A while ago I wrote a note in this blog about Teaching English to Young Learners [TEYL]. In it, I referenced a study on the Greek PEAP [the Greek acronym for TEYL] project, that had been kindly brought to my attention by one of the project members, noting that the findings of that study did not align well with my own empirical data.
At the time, I noted that “the PEAP findings have yet to be published in full, so much of the discussion in this section is speculative”. I am happy to say that the findings on the PEAP project have been published in the ELT Journal Special Issue on TEYL. The full citation for the article (unfortunately behind a paywall) is:
Karavas, E. (2014). Implementing innovation in primary EFL: a case study in Greece. ELT Journal, 68(3), 243-253.
Some relevant findings, as reported by Karavas, seem to be the following:
- The teachers, whose continued employment depends on the success of the project, reportedly have very positive views about its impact (p. 248).
- Because most teachers were initially ill-prepared to deliver TEYL classes (p. 245), “an effective, cost efficient, and contextualized training [programme]” was devised (p. 250). The programme does not appear to have been formally evaluated.
- There was initially very strong resistance to the project by most stakeholders (p. 246). However, an awareness-raising intervention is claimed to have had a dramatic impact on societal attitudes towards TEYL. This claim is made on the strength of surveys among 17,000 participants (p. 249). I stand by my reservations on the methodology of these surveys, which I noted in my original blog post.
- Accommodating to the needs of teachers, and increasing their ownership of the project seems to have been a central concern of the project team. The article does not contain information on how empirical data were used to ascertain the learners’ linguistic and affective needs when the project was being planned, and whether attempts were made to accommodate to them as well.

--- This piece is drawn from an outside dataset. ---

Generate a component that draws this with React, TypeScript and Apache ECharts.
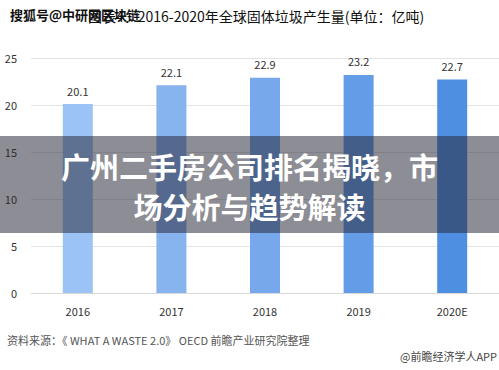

- The creation of an online teacher support network is claimed to have been crucial in involving teachers involved in the project, but unfortunately no metrics are provided to help readers independently evaluate its actual impact. Most of the content of the website around which this online community is built appears to be password-protected. Contributions to this network are described as “personal reflective and very touching accounts”, but it is not clear whether this there was any qualitative analysis of the data or if the project team only engaged anecdotally with them (pp. 248-249).
Sadly, the article does not address the linguistic impact of this foreign language education project, which presents itself as an interesting opportunity for future inquiry.